Bridge Scoring Calculator
Calculate any bridge score instantly — duplicate or rubber bridge, vulnerable or not, doubled or redoubled. Get the full score breakdown with bonuses explained.
Contract Details
IMP Scale Reference
Bridge Scoring Reference
Trick Point Values
| Suit | Undoubled | Doubled | Redoubled |
|---|---|---|---|
| ♣ / ♦ (minor) | 20 | 40 | 80 |
| ♥ / ♠ (major) | 30 | 60 | 120 |
| NT (1st trick) | 40 | 80 | 160 |
| NT (subsequent) | 30 | 60 | 120 |
Duplicate Bridge Bonuses
| Bonus Type | Non-Vul | Vulnerable |
|---|---|---|
| Partscore | +50 | +50 |
| Game | +300 | +500 |
| Small Slam (6♣–6NT) | +500 | +750 |
| Grand Slam (7♣–7NT) | +1000 | +1500 |
| Insult (X/XX made) | +50 | +50 |
Undertrick Penalties (Duplicate)
| Tricks Set | NV Undbl | NV Dbl | Vul Undbl | Vul Dbl |
|---|---|---|---|---|
| 1st | 50 | 100 | 100 | 200 |
| 2nd & 3rd | 50 | 200 | 100 | 300 |
| 4th & beyond | 50 | 300 | 100 | 300 |
Redoubled: double all doubled penalty values.
Game-Level Contracts
| Contract | Trick Points | Game? |
|---|---|---|
| 3NT | 40+30+30 = 100 | ✓ |
| 4♥ / 4♠ | 30×4 = 120 | ✓ |
| 5♣ / 5♦ | 20×5 = 100 | ✓ |
| 2♥ dbl made | 60×2 = 120 | ✓ |
| 2NT | 40+30 = 70 | Partscore |
How Bridge Scoring Works
Bridge scoring has three layers: trick points (the raw score for each trick bid and made), bonuses (for game, slam, or partscore), and penalties (for undertricks when a contract fails). The calculator above handles all of them automatically for both duplicate and rubber bridge.
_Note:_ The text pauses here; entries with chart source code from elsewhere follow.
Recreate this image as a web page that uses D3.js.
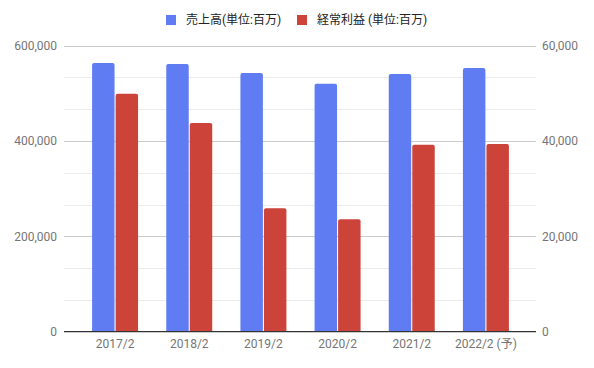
<!DOCTYPE html>
<html>
<head>
<meta charset="utf-8">
<script src="https://cdn.jsdelivr.net/npm/d3@7"></script>
<style>
  html, body { margin: 0; padding: 0; background: #fff; }
  svg { display: block; font-family: Roboto, "Noto Sans CJK JP", sans-serif; }
</style>
</head>
<body>
<svg id="chart" width="594" height="368"></svg>
<script>
const categories = ["2017/2", "2018/2", "2019/2", "2020/2", "2021/2", "2022/2 (予)"];
const seriesNames = ["売上高(単位:百万)", "経常利益 (単位:百万)"];
const sales = [563700, 561600, 542700, 520300, 540600, 553200];
const ordinaryProfit = [49900, 43800, 25900, 23600, 39200, 39400];
const leftTicks = [0, 200000, 400000, 600000];
const rightTicks = [0, 20000, 40000, 60000];
const colors = ["#5f7cf2", "#cc4339"];

const svg = d3.select("#chart");
const plotLeft = 64, plotRight = 536, plotTop = 45.7, plotBottom = 331.7;

const yL = d3.scaleLinear().domain([0, 600000]).range([plotBottom, plotTop]);
const yR = d3.scaleLinear().domain([0, 60000]).range([plotBottom, plotTop]);

const x0 = d3.scaleBand().domain(categories).range([78, 523]).paddingInner(0.38).paddingOuter(0.19);
const x1 = d3.scaleBand().domain([0, 1]).range([0, x0.bandwidth()]).paddingInner(0.045);

// gridlines (minor every 600000/9, major at labelled ticks)
const gridVals = d3.range(0, 10).map(i => i * 600000 / 9);
svg.append("g").selectAll("line").data(gridVals).join("line")
  .attr("x1", plotLeft).attr("x2", plotRight)
  .attr("y1", d => Math.round(yL(d)) + 0.5).attr("y2", d => Math.round(yL(d)) + 0.5)
  .attr("stroke", (d, i) => i % 3 === 0 ? "#cccccc" : "#ebebeb")
  .attr("stroke-width", 1);

// bars
function roundedTop(x, y, w, h, r) {
  r = Math.min(r, h, w / 2);
  return `M${x},${y + h}V${y + r}Q${x},${y} ${x + r},${y}H${x + w - r}Q${x + w},${y} ${x + w},${y + r}V${y + h}Z`;
}
const barData = [];
categories.forEach((c, i) => {
  barData.push({ c, s: 0, y: yL(sales[i]) });
  barData.push({ c, s: 1, y: yR(ordinaryProfit[i]) });
});
svg.append("g").selectAll("path").data(barData).join("path")
  .attr("d", d => roundedTop(x0(d.c) + x1(d.s), d.y, x1.bandwidth(), plotBottom - d.y, 2))
  .attr("fill", d => colors[d.s]);

// baseline
svg.append("line").attr("x1", plotLeft).attr("x2", plotRight)
  .attr("y1", 331.5).attr("y2", 331.5).attr("stroke", "#333").attr("stroke-width", 1);

// left axis labels
const fmt = d3.format(",");
svg.append("g").selectAll("text").data(leftTicks).join("text")
  .attr("x", 57).attr("y", d => yL(d)).attr("dy", "0.35em")
  .attr("text-anchor", "end").attr("font-size", 12).attr("fill", "#757575")
  .text(d => fmt(d));

// right axis labels
svg.append("g").selectAll("text").data(rightTicks).join("text")
  .attr("x", 542).attr("y", d => yR(d)).attr("dy", "0.35em")
  .attr("text-anchor", "start").attr("font-size", 12).attr("fill", "#757575")
  .text(d => fmt(d));

// x labels
svg.append("g").selectAll("text").data(categories).join("text")
  .attr("x", d => x0(d) + x0.bandwidth() / 2).attr("y", 344).attr("dy", "0.35em")
  .attr("text-anchor", "middle").attr("font-size", 12).attr("fill", "#757575")
  .text(d => d);

// legend
const legendX = [166, 297];
const lg = svg.append("g").selectAll("g").data(seriesNames).join("g")
  .attr("transform", (d, i) => `translate(${legendX[i]},20)`);
lg.append("rect").attr("x", 0).attr("y", -5).attr("width", 10).attr("height", 10)
  .attr("fill", (d, i) => colors[i]);
lg.append("text").attr("x", 20).attr("y", 0).attr("dy", "0.35em")
  .attr("font-size", 12).attr("fill", "#222").text(d => d);
</script>
</body>
</html>
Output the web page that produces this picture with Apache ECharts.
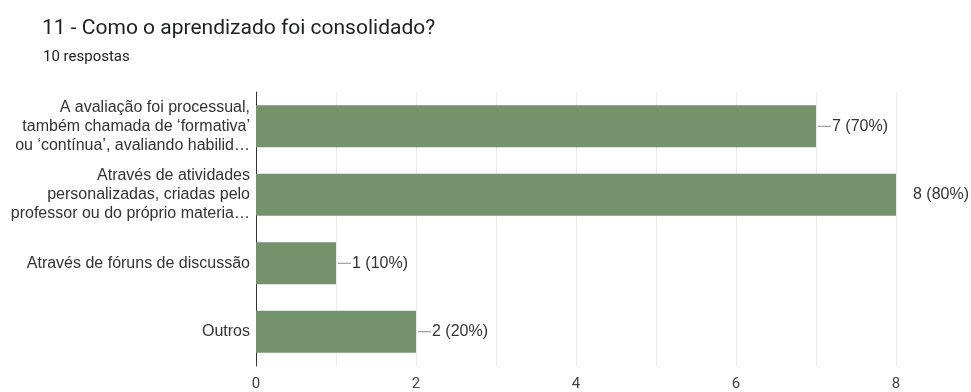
<!DOCTYPE html>
<html>
<head>
<meta charset="utf-8">
<script src="https://cdn.jsdelivr.net/npm/echarts@6/dist/echarts.min.js"></script>
<style>
  html, body { margin: 0; padding: 0; background: #fff; }
  #chart { width: 971px; height: 392px; }
</style>
</head>
<body>
<div id="chart"></div>
<script>
// Answer options (already wrapped / truncated for the axis)
const categories = [
  'A avaliação foi processual,\ntambém chamada de ‘formativa’\nou ‘contínua’, avaliando habilid…',
  'Através de atividades\npersonalizadas, criadas pelo\nprofessor ou do próprio materia…',
  'Através de fóruns de discussão',
  'Outros'
];
// Number of responses per option
const counts = [7, 8, 1, 2];
const totalResponses = 10;
const xTicks = [0, 2, 4, 6, 8];

const chart = echarts.init(document.getElementById('chart'), null, { renderer: 'canvas' });
const maxX = 8;
const pct = v => Math.round(v / totalResponses * 100);

chart.setOption({
  animation: false,
  backgroundColor: '#ffffff',
  title: [
    {
      text: '11 - Como o aprendizado foi consolidado?',
      left: 37, top: 13,
      textStyle: { fontFamily: 'Roboto', fontSize: 21, fontWeight: 'normal', color: '#202124' }
    },
    {
      text: totalResponses + ' respostas',
      left: 38, top: 45,
      textStyle: { fontFamily: 'Roboto', fontSize: 15, fontWeight: 'normal', color: '#202124' }
    }
  ],
  grid: { left: 256, right: 75, top: 92, bottom: 26, containLabel: false },
  xAxis: {
    type: 'value', min: 0, max: maxX, interval: 1,
    axisLine: { show: false },
    axisTick: { show: false },
    axisLabel: {
      fontFamily: 'Roboto', fontSize: 15, color: '#444', margin: 11,
      formatter: v => xTicks.includes(v) ? String(v) : ''
    },
    splitLine: { show: true, lineStyle: { color: '#ebebeb', width: 1 } }
  },
  yAxis: {
    type: 'category', inverse: true, data: categories,
    axisLine: { show: true, lineStyle: { color: '#333', width: 1 } },
    axisTick: { show: false },
    axisLabel: {
      fontFamily: 'Arial, Liberation Sans', fontSize: 16, color: '#333',
      lineHeight: 19, margin: 6, align: 'right'
    }
  },
  series: [{
    type: 'bar',
    data: counts.map(v => ({
      value: v,
      label: {
        show: true, position: 'right', distance: v >= maxX ? 16 : 2,
        formatter: v >= maxX
          ? '{t|' + v + ' (' + pct(v) + '%)}'
          : '{l|}{t|' + v + ' (' + pct(v) + '%)}',
        rich: {
          l: { width: 13, height: 1, backgroundColor: '#888', verticalAlign: 'middle' },
          t: { fontFamily: 'Arial, Liberation Sans', fontSize: 16, color: '#333', padding: [0, 0, 0, 1] }
        }
      }
    })),
    barWidth: 42,
    itemStyle: { color: '#74926b' }
  }]
});
</script>
</body>
</html>
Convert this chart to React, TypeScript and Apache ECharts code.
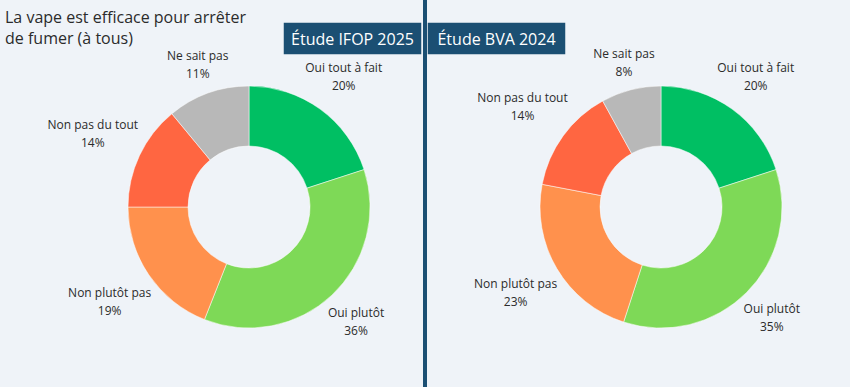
import React, { useEffect, useRef } from "react";
import * as echarts from "echarts";

const categories = ["Oui tout à fait", "Oui plutôt", "Non plutôt pas", "Non pas du tout", "Ne sait pas"];
const ifop2025 = [20, 36, 19, 14, 11];
const bva2024 = [20, 35, 23, 14, 8];
const studyTitles = ["Étude IFOP 2025", "Étude BVA 2024"];
const chartTitle = "La vape est efficace pour arrêter\nde fumer (à tous)";
const colors = ["#00bf63", "#7ed957", "#ff914d", "#ff6641", "#b8b8b8"];

const BG = "#eff3f8";
const BADGE = "#1b4f73";
const TEXT = "#2b2b2b";
const FONT = "'Open Sans', 'Noto Sans', sans-serif";

const centers: [number, number][] = [
  [249, 207],
  [661, 207],
];
const R_OUT = 121;
const R_IN = 61;
const GAP = 3;

const seriesData = [ifop2025, bva2024];

export default function App() {
  const ref = useRef<HTMLDivElement>(null);
  useEffect(() => {
    if (!ref.current) return;
    const chart = echarts.init(ref.current, undefined, { renderer: "svg" });

    const makeLayout = (si: number) => (params: any) => {
      const vals = seriesData[si];
      const total = vals.reduce((a, b) => a + b, 0);
      let cum = 0;
      for (let i = 0; i < params.dataIndex; i++) cum += vals[i];
      const mid = (cum + vals[params.dataIndex] / 2) / total;
      const th = mid * Math.PI * 2;
      const dx = Math.sin(th);
      const dy = -Math.cos(th);
      const w = params.labelRect.width;
      const h = params.labelRect.height;
      const dist = R_OUT + GAP + Math.abs(dx) * w / 2 + Math.abs(dy) * h / 2;
      const [cx, cy] = centers[si];
      return {
        x: cx + dx * dist,
        y: cy + dy * dist,
        align: "center",
        verticalAlign: "middle",
      };
    };

    const mkSeries = (si: number) => ({
      type: "pie",
      center: centers[si],
      radius: [R_IN, R_OUT],
      startAngle: 90,
      clockwise: true,
      avoidLabelOverlap: false,
      silent: true,
      data: categories.map((c, i) => ({
        name: c,
        value: seriesData[si][i],
        itemStyle: { color: colors[i] },
      })),
      itemStyle: { borderColor: "#ffffff", borderWidth: 0.5 },
      label: {
        show: true,
        position: "outside",
        formatter: "{b}\n{c}%",
        fontSize: 12,
        lineHeight: 18,
        color: TEXT,
        fontFamily: FONT,
      },
      labelLine: { show: false, length: 4, length2: 0 },
      labelLayout: makeLayout(si),
    });

    const badge = (x: number, label: string) => ({
      type: "group",
      x,
      y: 22,
      children: [
        {
          type: "rect",
          shape: { x: 0, y: 0, width: 139, height: 33 },
          style: { fill: BADGE, stroke: BG, lineWidth: 1.5 },
        },
        {
          type: "text",
          x: 69.5,
          y: 17,
          style: {
            text: label,
            fill: "#ffffff",
            font: `16px ${FONT}`,
            align: "center",
            verticalAlign: "middle",
          },
        },
      ],
    });

    chart.setOption({
      animation: false,
      backgroundColor: BG,
      title: {
        text: chartTitle,
        left: 5,
        top: 6,
        padding: 0,
        textStyle: {
          fontSize: 16,
          lineHeight: 21,
          fontWeight: "normal",
          color: TEXT,
          fontFamily: FONT,
        },
      },
      graphic: [
        {
          type: "rect",
          shape: { x: 423, y: 0, width: 4, height: 387 },
          style: { fill: BADGE },
          z: 10,
        },
        { ...badge(283, studyTitles[0]), z: 11 },
        { ...badge(427, studyTitles[1]), z: 11 },
      ],
      series: [mkSeries(0), mkSeries(1)],
    });

    return () => chart.dispose();
  }, []);

  return (
    <div
      ref={ref}
      style={{ position: "fixed", left: 0, top: 0, width: 850, height: 387 }}
    />
  );
}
Duplicate bridge scoring is cumulative per board. Every made contract earns trick points plus either a partscore bonus (+50) or a game bonus (+300 non-vulnerable, +500 vulnerable). Reaching and making a slam adds a further bonus on top of the game bonus. At the end of a session, all board scores are compared across the field via matchpoints or IMPs.
Rubber bridge scoring splits into above-the-line and below-the-line points. Trick points from bid-and-made contracts go below the line (counting toward game). Bonuses, overtrick premiums, and penalties all go above the line. The first side to win two games wins the rubber and collects a rubber bonus.
Vulnerability changes the stakes dramatically. Vulnerable game bonuses are 500 vs. 300 non-vulnerable. But vulnerable undertricks are also doubled: −100 per trick vs. −50. The risk/reward calculation shifts every time vulnerability changes.
Doubled contracts double the trick value if made (plus a +50 insult bonus), but drastically increase penalties if defeated. Redoubled contracts quadruple the trick value. A redoubled 7NT making vulnerable is worth 7,600 points — the highest possible duplicate bridge score.
Frequently Asked Questions
Why does bridge have two different suit categories?
Minor suits (clubs and diamonds) score 20 points per trick while majors (hearts and spades) score 30. This creates an incentive to play in major suits — you need fewer tricks to reach game (4 vs. 5), making major-suit game contracts far easier to bid successfully.
What's the maximum possible bridge score?
In duplicate bridge, the highest possible score is 7NT redoubled and made, vulnerable: 7,600 points. In rubber bridge, the highest theoretical total is even larger when rubber bonuses, honors, and game premiums accumulate.
What is a "book" in bridge?
Book refers to the first 6 tricks won by the declaring side — tricks that don't score any contract points. A contract of 1♣ requires 7 tricks total: the 6-trick book plus 1 additional trick. A contract of 7NT requires all 13 tricks.
What is a partscore in duplicate bridge?
A partscore is any contract below game level that is bid and made. In duplicate bridge, partscores earn a flat +50 bonus. Strategically, partscores are important — a +110 (2♥ +1) beats a −100 (3♥ down 1) by 210 points, a significant swing at matchpoints or IMPs.
How do IMPs work in team bridge?
IMPs (International Match Points) convert the raw score difference between two tables into a normalized scale from 0 to 24. A 10-point difference is 0 IMPs; a 500-point swing is 11 IMPs; a 1,500-point swing is 17 IMPs. IMPs dampen the effect of very large scores, making slam decisions less volatile than in matchpoints.